→ **RECORDS SUPPLIED**:
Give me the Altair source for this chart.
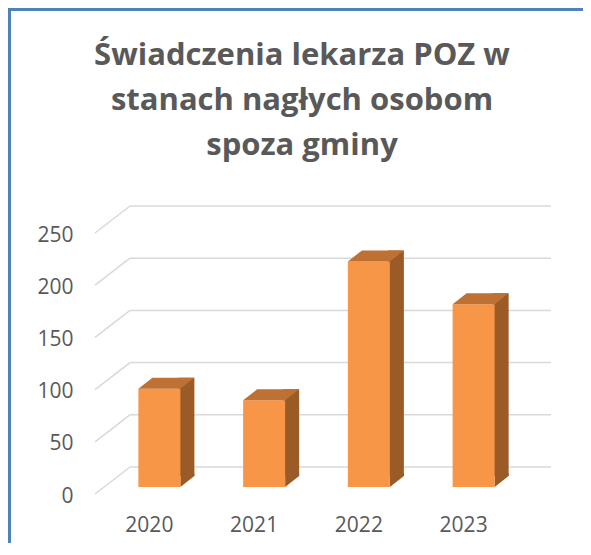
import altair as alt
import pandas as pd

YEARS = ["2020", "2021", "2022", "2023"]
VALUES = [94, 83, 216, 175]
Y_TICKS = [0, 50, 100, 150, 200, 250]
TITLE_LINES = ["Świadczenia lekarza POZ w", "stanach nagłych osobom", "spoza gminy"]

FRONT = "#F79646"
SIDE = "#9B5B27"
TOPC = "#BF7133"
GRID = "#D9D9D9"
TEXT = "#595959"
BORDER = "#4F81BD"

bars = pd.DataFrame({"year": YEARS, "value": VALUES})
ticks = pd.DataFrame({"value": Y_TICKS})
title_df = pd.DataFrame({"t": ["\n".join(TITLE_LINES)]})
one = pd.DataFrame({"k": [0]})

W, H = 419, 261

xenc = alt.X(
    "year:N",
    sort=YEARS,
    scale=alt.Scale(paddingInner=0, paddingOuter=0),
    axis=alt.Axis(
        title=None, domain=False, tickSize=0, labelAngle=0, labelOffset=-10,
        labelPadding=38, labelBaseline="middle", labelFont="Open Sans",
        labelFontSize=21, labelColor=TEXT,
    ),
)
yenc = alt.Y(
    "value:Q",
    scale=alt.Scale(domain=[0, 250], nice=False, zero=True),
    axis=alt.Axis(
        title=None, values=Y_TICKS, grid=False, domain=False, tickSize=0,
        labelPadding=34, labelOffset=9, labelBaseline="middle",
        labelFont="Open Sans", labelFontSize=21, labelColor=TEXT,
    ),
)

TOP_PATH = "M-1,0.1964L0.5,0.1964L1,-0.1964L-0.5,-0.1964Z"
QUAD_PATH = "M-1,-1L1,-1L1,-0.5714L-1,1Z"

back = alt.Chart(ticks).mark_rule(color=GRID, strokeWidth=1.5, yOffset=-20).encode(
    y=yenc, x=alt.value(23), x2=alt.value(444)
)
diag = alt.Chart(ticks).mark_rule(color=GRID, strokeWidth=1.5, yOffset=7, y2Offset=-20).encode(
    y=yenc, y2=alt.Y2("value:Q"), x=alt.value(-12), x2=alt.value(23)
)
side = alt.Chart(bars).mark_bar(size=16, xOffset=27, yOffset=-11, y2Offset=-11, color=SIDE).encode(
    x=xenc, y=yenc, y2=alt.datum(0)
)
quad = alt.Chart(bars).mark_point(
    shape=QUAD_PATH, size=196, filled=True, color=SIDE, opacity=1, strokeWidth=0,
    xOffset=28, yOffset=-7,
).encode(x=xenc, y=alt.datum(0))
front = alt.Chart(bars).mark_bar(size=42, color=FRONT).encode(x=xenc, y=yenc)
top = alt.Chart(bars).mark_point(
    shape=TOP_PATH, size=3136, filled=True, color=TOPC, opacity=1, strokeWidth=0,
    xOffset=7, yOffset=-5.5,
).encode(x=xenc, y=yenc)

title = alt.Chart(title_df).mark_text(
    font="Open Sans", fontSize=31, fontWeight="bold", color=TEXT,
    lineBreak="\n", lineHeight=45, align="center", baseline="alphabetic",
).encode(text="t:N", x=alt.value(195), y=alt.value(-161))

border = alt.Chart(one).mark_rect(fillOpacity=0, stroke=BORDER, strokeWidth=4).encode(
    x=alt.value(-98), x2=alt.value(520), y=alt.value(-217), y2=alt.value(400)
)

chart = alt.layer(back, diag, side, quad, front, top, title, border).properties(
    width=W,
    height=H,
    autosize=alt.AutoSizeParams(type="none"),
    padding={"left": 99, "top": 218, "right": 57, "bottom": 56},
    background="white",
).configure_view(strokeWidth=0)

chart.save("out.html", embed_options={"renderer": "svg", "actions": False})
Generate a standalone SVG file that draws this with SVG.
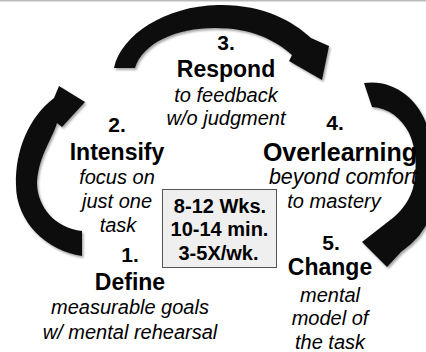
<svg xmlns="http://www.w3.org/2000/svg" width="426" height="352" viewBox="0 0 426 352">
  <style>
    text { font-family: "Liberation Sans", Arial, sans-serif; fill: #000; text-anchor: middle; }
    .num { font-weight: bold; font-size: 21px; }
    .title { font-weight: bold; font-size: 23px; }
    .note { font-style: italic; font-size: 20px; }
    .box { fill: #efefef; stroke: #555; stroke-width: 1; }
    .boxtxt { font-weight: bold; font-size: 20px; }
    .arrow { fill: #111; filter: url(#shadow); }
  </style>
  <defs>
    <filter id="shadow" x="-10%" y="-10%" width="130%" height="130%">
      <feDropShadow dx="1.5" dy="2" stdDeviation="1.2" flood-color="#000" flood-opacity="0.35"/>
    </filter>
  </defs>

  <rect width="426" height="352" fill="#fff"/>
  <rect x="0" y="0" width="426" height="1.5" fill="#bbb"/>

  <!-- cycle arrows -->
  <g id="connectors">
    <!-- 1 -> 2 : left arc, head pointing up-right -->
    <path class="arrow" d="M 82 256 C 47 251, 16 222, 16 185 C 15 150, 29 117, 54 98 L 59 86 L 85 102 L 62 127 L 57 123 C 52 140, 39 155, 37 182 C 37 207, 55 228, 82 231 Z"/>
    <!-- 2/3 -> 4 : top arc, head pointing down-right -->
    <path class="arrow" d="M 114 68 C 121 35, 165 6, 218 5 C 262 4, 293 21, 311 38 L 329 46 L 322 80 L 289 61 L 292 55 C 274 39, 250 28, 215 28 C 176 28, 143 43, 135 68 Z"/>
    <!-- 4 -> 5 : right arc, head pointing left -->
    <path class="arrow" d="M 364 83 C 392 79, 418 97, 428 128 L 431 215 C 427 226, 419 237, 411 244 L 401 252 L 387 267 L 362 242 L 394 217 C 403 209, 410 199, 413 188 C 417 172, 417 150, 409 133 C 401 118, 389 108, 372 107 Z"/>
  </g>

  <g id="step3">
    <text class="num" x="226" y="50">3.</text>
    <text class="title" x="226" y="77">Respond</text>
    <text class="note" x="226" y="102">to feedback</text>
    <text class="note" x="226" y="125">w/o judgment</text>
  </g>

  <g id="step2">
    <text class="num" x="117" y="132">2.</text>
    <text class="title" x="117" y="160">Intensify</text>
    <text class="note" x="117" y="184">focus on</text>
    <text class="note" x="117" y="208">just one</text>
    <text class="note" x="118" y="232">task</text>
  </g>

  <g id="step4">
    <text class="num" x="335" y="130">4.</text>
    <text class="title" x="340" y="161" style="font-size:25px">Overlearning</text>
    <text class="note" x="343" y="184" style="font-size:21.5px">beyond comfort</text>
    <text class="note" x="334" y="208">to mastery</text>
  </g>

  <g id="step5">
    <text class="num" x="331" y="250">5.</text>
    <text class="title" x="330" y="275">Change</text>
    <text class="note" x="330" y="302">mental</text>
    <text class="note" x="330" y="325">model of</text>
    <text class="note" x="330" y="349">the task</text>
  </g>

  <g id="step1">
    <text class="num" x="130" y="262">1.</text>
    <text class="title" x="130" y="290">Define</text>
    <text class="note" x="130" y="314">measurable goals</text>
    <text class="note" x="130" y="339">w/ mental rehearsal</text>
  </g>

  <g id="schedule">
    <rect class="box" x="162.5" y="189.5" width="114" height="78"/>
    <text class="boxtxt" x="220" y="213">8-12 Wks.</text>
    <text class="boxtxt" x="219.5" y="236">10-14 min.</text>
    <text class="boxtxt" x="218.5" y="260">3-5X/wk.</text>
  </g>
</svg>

→ **TASK TO CARRY OUT**:
Show every line from the entries above in which "this" appears.

→ **FULL ANSWER**:
Give me the Altair source for this chart.
Generate a standalone SVG file that draws this with SVG.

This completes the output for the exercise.